A grande característica do romance de Bloch é a mescla entre o terror crescente, proveniente do mal prestes a aflorar das profundezas do inconsciente de um homem doente, e o suspense e thriller, que desde o primeiro paragrafo suga toda a atenção do leitor, instigando-o à devorá-lo, estimulando-o com cada fase da narrativa gradativa, até chegar ao clímax.
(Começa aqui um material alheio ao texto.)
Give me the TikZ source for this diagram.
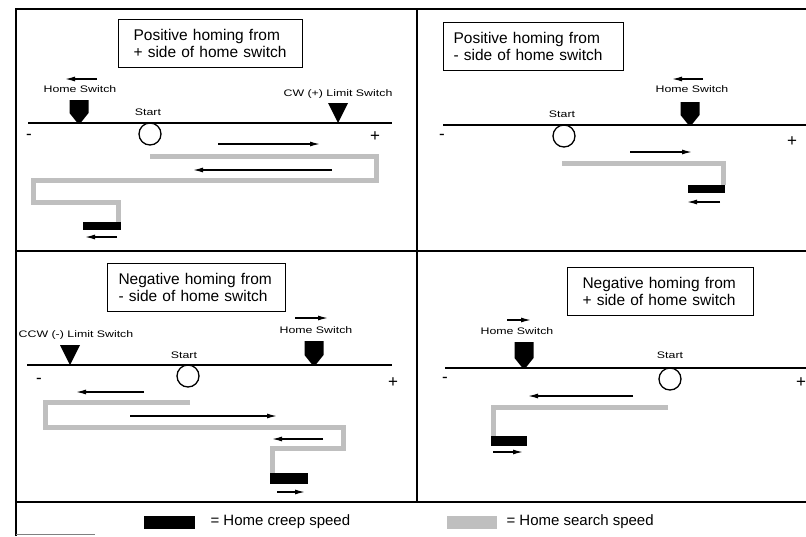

E essas características são, inegavelmente, mais acentuadas com as trágicas consequências do encontro entre Norman e Mary.
É também a partir desse encontro - que vai desde a chegada de Mary e a reação curiosa de Bates, que oferece um jantar improvisado à hóspede, visto que não há estabelecimentos nas redondezas do Motel -, que nós, leitores, notamos que estamos diante de um suspense de tirar o fôlego carregado de personagens curiosos e diálogos incríveis e excitantes.
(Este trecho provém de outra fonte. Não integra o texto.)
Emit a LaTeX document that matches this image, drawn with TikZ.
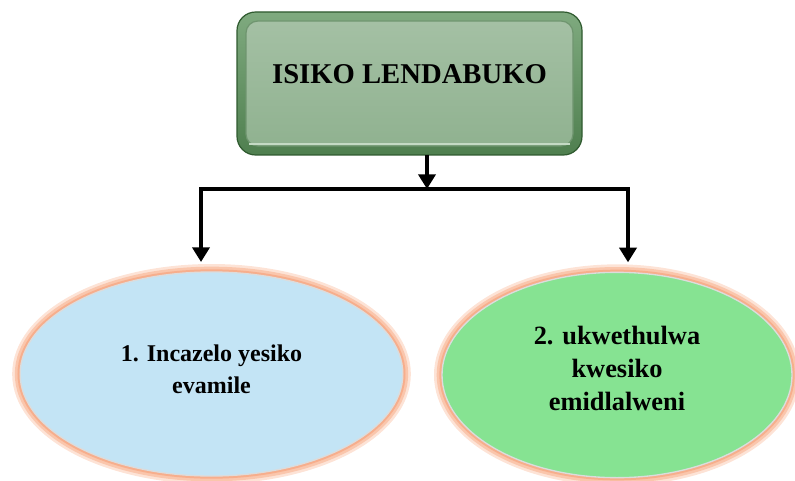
\documentclass[tikz,border=0pt]{standalone}
\usepackage{fontspec}
\setmainfont{Liberation Serif}
\usetikzlibrary{arrows.meta,shapes.geometric,calc}
\definecolor{rimtop}{HTML}{7FAA7F}
\definecolor{rimbot}{HTML}{4F7F4F}
\definecolor{rimedge}{HTML}{2F5A2F}
\definecolor{paneltop}{HTML}{A4C0A4}
\definecolor{panelbot}{HTML}{90B290}
\definecolor{paneledge}{HTML}{6F956F}
\definecolor{panellight}{HTML}{C4DAC4}
\definecolor{glowout}{HTML}{FDE3D6}
\definecolor{glowmid}{HTML}{FAC6AC}
\definecolor{glowin}{HTML}{F7AE8C}
\definecolor{blueell}{HTML}{C3E4F5}
\definecolor{greenell}{HTML}{86E392}
\definecolor{ellline}{HTML}{DCDCDC}
\tikzset{
  topbox/.style={rectangle, rounded corners=14pt, minimum width=258.75pt, minimum height=107.25pt,
    top color=rimtop, bottom color=rimbot, draw=rimedge, line width=0.9pt, outer sep=0pt},
  panel/.style={rounded corners=9pt, top color=paneltop, bottom color=panelbot, draw=paneledge, line width=0.9pt},
  panelhl/.style={draw=panellight, line width=0.8pt, rounded corners=8pt},
  titlefont/.style={font=\bfseries\fontsize{21.5pt}{26pt}\selectfont, text height=0pt, text depth=0pt, inner sep=0pt},
  ovalbox/.style={ellipse, outer sep=0pt, inner sep=0pt, draw=ellline, line width=1pt,
    preaction={draw=glowout, line width=12pt},
    preaction={draw=glowmid, line width=8pt},
    preaction={draw=glowin, line width=4pt},
    align=center},
  conn/.style={line width=3pt, draw=black},
  arr/.style={conn, -{Triangle[width=12.75pt,length=11pt]}},
}
\begin{document}
\begin{tikzpicture}[x=0.75pt,y=-0.75pt]
\useasboundingbox (0,0) rectangle (795,481);
% top box
\node[topbox] (top) at (409.5,83.5) {};
\draw[panel] ($(top.north west)+(9,9)$) rectangle ($(top.south east)+(-9,-9)$);
\draw[panelhl] ($(top.south west)+(12,-11)$) -- ($(top.south east)+(-12,-11)$);
\node[titlefont] (toptext) at (top.center) {ISIKO LENDABUKO};
% ellipses
\node[ovalbox, fill=blueell, minimum width=287pt, minimum height=153pt,
  font=\bfseries\fontsize{18pt}{24pt}\selectfont] (e1) at (211.5,374) {1. Incazelo yesiko\\evamile\\[-16.5pt]};
\node[ovalbox, fill=greenell, minimum width=262.5pt, minimum height=154pt,
  font=\bfseries\fontsize{19.8pt}{25pt}\selectfont] (e2) at (617,375) {2. ukwethulwa\\kwesiko\\emidlalweni\\[-15.25pt]};
% connectors
\coordinate (j) at (427,189);
\coordinate (jl) at (201,189);
\coordinate (jr) at (628,189);
\draw[arr] (top.south -| j) -- (j);
\draw[conn, {Triangle[width=12.75pt,length=11pt]}-{Triangle[width=12.75pt,length=11pt]}, shorten <=7.5pt, shorten >=7.5pt]
  (jl |- e1.north) -- (jl) -- (jr) -- (jr |- e2.north);
\end{tikzpicture}
\end{document}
A partir disso, a trama assume uma narrativa investigativa e que intercala entre os pensamentos e perspectiva de Bates - que está em frenesi em busca de formas de se livrar de qualquer rastro que o coloque como suspeito de envolvimento no desaparecimento de Crane, protegendo, dessa forma, tanto sua mãe, quanto a si mesmo -, e de outros personagens que vão sendo inseridos aos poucos em busca do paradeiro de Mary.
"Psicose" não impressiona apenas pela força narrativa, ou a admirável construção da personalidade de cada personagem, pelos diálogos incrivelmente bem colocados, tampouco pela facilidade em inserir e envolver completamente o leitor com a história que está lendo. A obra de Robert Bloch surpreende por driblar qualquer dedução falha que pensamos em fazer, à medida em que o autor vai nos dando pistas, e isso é admirável. Quando chegamos as últimas linhas, temos uma grata surpresa que prova toda a genialidade do autor, fazendo com que o leitor feche o livro com aquele sentimento maravilhoso que só acontece quando estamos diante de obras raras e geniais. Selo Alfred Hitchcock de aprovação.